A duplex mismatch causes problems when both ends of the connection attempt to transfer data at the same time. This happens even if the channel is used (from a high-level or user's perspective) in one direction only, in the case of large data transfers. Indeed, when a large data transfer is sent over a TCP, data is sent in multiple packets, some of which will trigger an acknowledgment packet back to the sender. This results in packets being sent in both directions at the same time.

In such conditions, the full-duplex end of the connection sends its packets while receiving other packets; this is exactly the point of a full-duplex connection. Meanwhile, the half-duplex end cannot accept the incoming data while it is sending – it will sense it as a collision. The half-duplex device ceases its current data transmission, sends a jam signal instead and then retries later as per CSMA/CD. This results in the full-duplex side receiving an incomplete frame with CRC error or a runt frame. It does not detect any collision since CSMA/CD is disabled on the full-duplex side. As a result, when both devices are attempting to transmit at (nearly) the same time, the packet sent by the full-duplex end will be discarded and lost due to an assumed collision and the packet sent by the half-duplex device will be delayed or lost due to a CRC error in the frame.

The lost packets force the TCP protocol to perform error recovery, but the initial (streamlined) recovery attempts fail because the retransmitted packets are lost in exactly the same way as the original packets. Eventually, the TCP transmission window becomes full, and the TCP protocol refuses to transmit any further data until the previously transmitted data is acknowledged. This, in turn, will quiesce the new traffic over the connection, leaving only the retransmissions and acknowledgments. Since the retransmission timer grows progressively longer between attempts, eventually a retransmission will occur when there is no reverse traffic on the connection, and the acknowledgments are finally received. This will restart the TCP traffic, which in turn immediately causes lost packets as streaming resumes.

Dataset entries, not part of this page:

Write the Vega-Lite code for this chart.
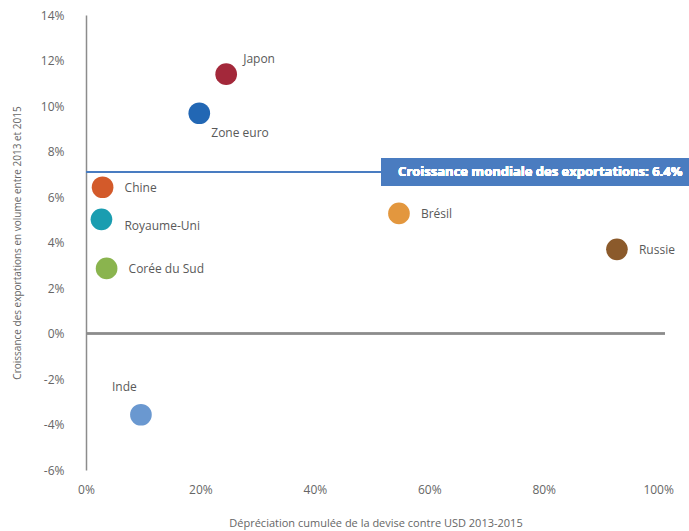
{
  "$schema": "https://vega.github.io/schema/vega-lite/v6.json",
  "width": 579,
  "height": 455,
  "autosize": "none",
  "padding": {"left": 86, "top": 15, "right": 24, "bottom": 61},
  "background": "white",
  "config": {
    "view": {"stroke": null},
    "font": "Open Sans",
    "axis": {"grid": false, "ticks": false, "labelFlush": false, "labelColor": "#666666", "titleColor": "#666666", "labelFont": "Open Sans", "titleFont": "Open Sans", "titleFontWeight": "normal"}
  },
  "data": {
    "values": [
      {"pays": "Japon", "depreciation": 24.5, "croissance": 11.4},
      {"pays": "Zone euro", "depreciation": 19.8, "croissance": 9.68},
      {"pays": "Chine", "depreciation": 2.9, "croissance": 6.43},
      {"pays": "Royaume-Uni", "depreciation": 2.7, "croissance": 5.02},
      {"pays": "Corée du Sud", "depreciation": 3.6, "croissance": 2.86},
      {"pays": "Inde", "depreciation": 9.6, "croissance": -3.57},
      {"pays": "Brésil", "depreciation": 54.7, "croissance": 5.28},
      {"pays": "Russie", "depreciation": 92.8, "croissance": 3.7}
    ]
  },
  "encoding": {
    "x": {
      "field": "depreciation", "type": "quantitative",
      "scale": {"domain": [0, 101.2], "nice": false, "zero": false},
      "axis": {"values": [0, 20, 40, 60, 80, 100], "labelExpr": "datum.value + '%'", "domain": false, "labelFontSize": 12, "labelPadding": 14, "title": "Dépréciation cumulée de la devise contre USD 2013-2015", "titleFontSize": 11, "titlePadding": 22}
    },
    "y": {
      "field": "croissance", "type": "quantitative",
      "scale": {"domain": [-6, 14], "nice": false},
      "axis": {"values": [-6, -4, -2, 0, 2, 4, 6, 8, 10, 12, 14], "labelExpr": "datum.value + '%'", "domain": true, "domainColor": "#8c8c8c", "domainWidth": 1.5, "labelFontSize": 12, "labelPadding": 22, "title": "Croissance des exportations en volume entre 2013 et 2015", "titleFontSize": 10, "titlePadding": 18}
    }
  },
  "layer": [
    {
      "mark": {"type": "rule", "color": "#8c8c8c", "strokeWidth": 1.5},
      "encoding": {"y": {"datum": 0}, "x": null}
    },
    {
      "mark": {"type": "rule", "color": "#4a7cc0", "strokeWidth": 1.5},
      "encoding": {"y": {"datum": 7.1}, "x": null}
    },
    {
      "mark": {"type": "rect", "color": "#4a7cc0", "clip": false},
      "encoding": {
        "x": {"datum": 51.6}, "x2": {"datum": 106},
        "y": {"datum": 7.7}, "y2": {"datum": 6.51}
      }
    },
    {
      "mark": {"type": "text", "color": "white", "fontWeight": "bold", "fontSize": 13, "align": "center", "baseline": "middle", "clip": false},
      "encoding": {
        "x": {"datum": 79.4}, "y": {"datum": 7.1},
        "text": {"value": "Croissance mondiale des exportations: 6.4%"}
      }
    },
    {
      "mark": {"type": "circle", "size": 470, "opacity": 1},
      "encoding": {
        "color": {
          "field": "pays", "type": "nominal", "legend": null,
          "scale": {
            "domain": ["Japon", "Zone euro", "Chine", "Royaume-Uni", "Corée du Sud", "Inde", "Brésil", "Russie"],
            "range": ["#a3283a", "#2267b4", "#d35a2a", "#1a9db0", "#8ab44e", "#6a98d0", "#e3973e", "#8b5a2b"]
          }
        }
      }
    },
    {
      "transform": [{"filter": "indexof(['Chine','Corée du Sud','Brésil','Russie'], datum.pays) >= 0"}],
      "mark": {"type": "text", "align": "left", "baseline": "middle", "dx": 22, "dy": 1, "fontSize": 12, "color": "#595959"},
      "encoding": {"text": {"field": "pays"}}
    },
    {
      "transform": [{"filter": "datum.pays == 'Royaume-Uni'"}],
      "mark": {"type": "text", "align": "left", "baseline": "middle", "dx": 23, "dy": 7, "fontSize": 12, "color": "#595959"},
      "encoding": {"text": {"field": "pays"}}
    },
    {
      "transform": [{"filter": "datum.pays == 'Japon'"}],
      "mark": {"type": "text", "align": "left", "baseline": "middle", "dx": 17, "dy": -15, "fontSize": 12, "color": "#595959"},
      "encoding": {"text": {"field": "pays"}}
    },
    {
      "transform": [{"filter": "datum.pays == 'Zone euro'"}],
      "mark": {"type": "text", "align": "left", "baseline": "middle", "dx": 12, "dy": 20, "fontSize": 12, "color": "#595959"},
      "encoding": {"text": {"field": "pays"}}
    },
    {
      "transform": [{"filter": "datum.pays == 'Inde'"}],
      "mark": {"type": "text", "align": "left", "baseline": "middle", "dx": -29, "dy": -28, "fontSize": 12, "color": "#595959"},
      "encoding": {"text": {"field": "pays"}}
    }
  ]
}
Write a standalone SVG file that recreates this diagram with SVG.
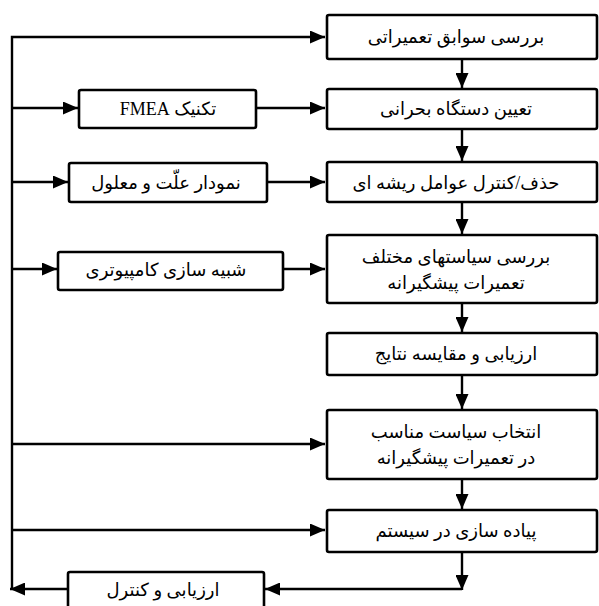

The end result is a connection that is working but performs extremely poorly because of the duplex mismatch. Symptoms of a duplex mismatch are connections that seem to work fine with a ping command, but "lock up" easily with very low throughput on data transfers; the effective data transfer rate is likely to be asymmetrical, performing much worse in the half-duplex to full-duplex direction than the other. In normal half-duplex operations, late collisions do not occur. However, in a duplex mismatch, the collisions seen on the half-duplex side of the link are often late collisions. The full-duplex side usually will register frame check sequence errors, or runt frames. Viewing these standard Ethernet statistics can help diagnose the problem.

Contrary to what one might reasonably expect, both sides of a connection need to be identically configured for proper operation. In other words, setting one side to automatic (either speed or duplex or both) and setting the other to be fixed (either speed or duplex or both) will likely result in either a speed mismatch, a duplex mismatch or both. A duplex mismatch can be fixed by either enabling autonegotiation (if available and working) on both ends or by forcing the same settings on both ends (availability of a configuration interface permitting). If there is no option but to have a locked setting on one end and autonegotiation on the other (for example, an old device with broken autonegotiation connected to an unmanaged switch), half duplex must be used. All modern LAN equipment comes with autonegotiation enabled, and the various compatibility issues have been resolved. The best way to avoid duplex mismatches is to use autonegotiation and to replace any legacy equipment that does not use autonegotiation or does not autonegotiate correctly.